◆ **SHORT PROBLEM**:
Quote each record exactly, please, leaving none out.

##############################

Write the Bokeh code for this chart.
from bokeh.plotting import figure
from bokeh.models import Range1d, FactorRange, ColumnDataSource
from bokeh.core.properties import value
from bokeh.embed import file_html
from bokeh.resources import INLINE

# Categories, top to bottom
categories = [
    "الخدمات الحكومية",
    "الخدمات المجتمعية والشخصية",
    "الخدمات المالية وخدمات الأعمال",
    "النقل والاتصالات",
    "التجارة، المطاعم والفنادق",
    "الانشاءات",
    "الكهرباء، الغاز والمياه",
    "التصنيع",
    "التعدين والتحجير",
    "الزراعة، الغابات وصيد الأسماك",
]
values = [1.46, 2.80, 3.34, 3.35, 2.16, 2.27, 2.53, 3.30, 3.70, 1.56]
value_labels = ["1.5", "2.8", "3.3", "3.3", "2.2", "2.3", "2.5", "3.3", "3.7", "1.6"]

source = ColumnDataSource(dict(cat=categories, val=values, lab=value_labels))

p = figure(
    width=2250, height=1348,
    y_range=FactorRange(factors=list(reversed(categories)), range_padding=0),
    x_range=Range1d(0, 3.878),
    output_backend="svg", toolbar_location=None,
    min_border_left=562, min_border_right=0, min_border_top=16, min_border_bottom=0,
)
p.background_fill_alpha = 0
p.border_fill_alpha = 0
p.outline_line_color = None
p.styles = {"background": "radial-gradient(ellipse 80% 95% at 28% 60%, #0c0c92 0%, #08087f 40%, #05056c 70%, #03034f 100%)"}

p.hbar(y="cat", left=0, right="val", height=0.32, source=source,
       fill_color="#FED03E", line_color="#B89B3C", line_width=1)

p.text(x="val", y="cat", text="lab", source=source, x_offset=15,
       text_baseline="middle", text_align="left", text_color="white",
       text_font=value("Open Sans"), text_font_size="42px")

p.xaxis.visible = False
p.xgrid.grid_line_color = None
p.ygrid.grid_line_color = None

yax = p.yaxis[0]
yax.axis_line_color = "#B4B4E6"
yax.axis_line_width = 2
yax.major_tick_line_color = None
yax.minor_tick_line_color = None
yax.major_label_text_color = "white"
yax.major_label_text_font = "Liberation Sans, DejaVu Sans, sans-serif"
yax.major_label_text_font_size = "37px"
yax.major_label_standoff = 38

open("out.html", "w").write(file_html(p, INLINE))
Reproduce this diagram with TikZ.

##############################

◆ **TASK OUTPUT**:
Write the Bokeh code for this chart.
from bokeh.plotting import figure
from bokeh.models import Range1d, FactorRange, ColumnDataSource
from bokeh.core.properties import value
from bokeh.embed import file_html
from bokeh.resources import INLINE

# Categories, top to bottom
categories = [
    "الخدمات الحكومية",
    "الخدمات المجتمعية والشخصية",
    "الخدمات المالية وخدمات الأعمال",
    "النقل والاتصالات",
    "التجارة، المطاعم والفنادق",
    "الانشاءات",
    "الكهرباء، الغاز والمياه",
    "التصنيع",
    "التعدين والتحجير",
    "الزراعة، الغابات وصيد الأسماك",
]
values = [1.46, 2.80, 3.34, 3.35, 2.16, 2.27, 2.53, 3.30, 3.70, 1.56]
value_labels = ["1.5", "2.8", "3.3", "3.3", "2.2", "2.3", "2.5", "3.3", "3.7", "1.6"]

source = ColumnDataSource(dict(cat=categories, val=values, lab=value_labels))

p = figure(
    width=2250, height=1348,
    y_range=FactorRange(factors=list(reversed(categories)), range_padding=0),
    x_range=Range1d(0, 3.878),
    output_backend="svg", toolbar_location=None,
    min_border_left=562, min_border_right=0, min_border_top=16, min_border_bottom=0,
)
p.background_fill_alpha = 0
p.border_fill_alpha = 0
p.outline_line_color = None
p.styles = {"background": "radial-gradient(ellipse 80% 95% at 28% 60%, #0c0c92 0%, #08087f 40%, #05056c 70%, #03034f 100%)"}

p.hbar(y="cat", left=0, right="val", height=0.32, source=source,
       fill_color="#FED03E", line_color="#B89B3C", line_width=1)

p.text(x="val", y="cat", text="lab", source=source, x_offset=15,
       text_baseline="middle", text_align="left", text_color="white",
       text_font=value("Open Sans"), text_font_size="42px")

p.xaxis.visible = False
p.xgrid.grid_line_color = None
p.ygrid.grid_line_color = None

yax = p.yaxis[0]
yax.axis_line_color = "#B4B4E6"
yax.axis_line_width = 2
yax.major_tick_line_color = None
yax.minor_tick_line_color = None
yax.major_label_text_color = "white"
yax.major_label_text_font = "Liberation Sans, DejaVu Sans, sans-serif"
yax.major_label_text_font_size = "37px"
yax.major_label_standoff = 38

open("out.html", "w").write(file_html(p, INLINE))
Reproduce this diagram with TikZ.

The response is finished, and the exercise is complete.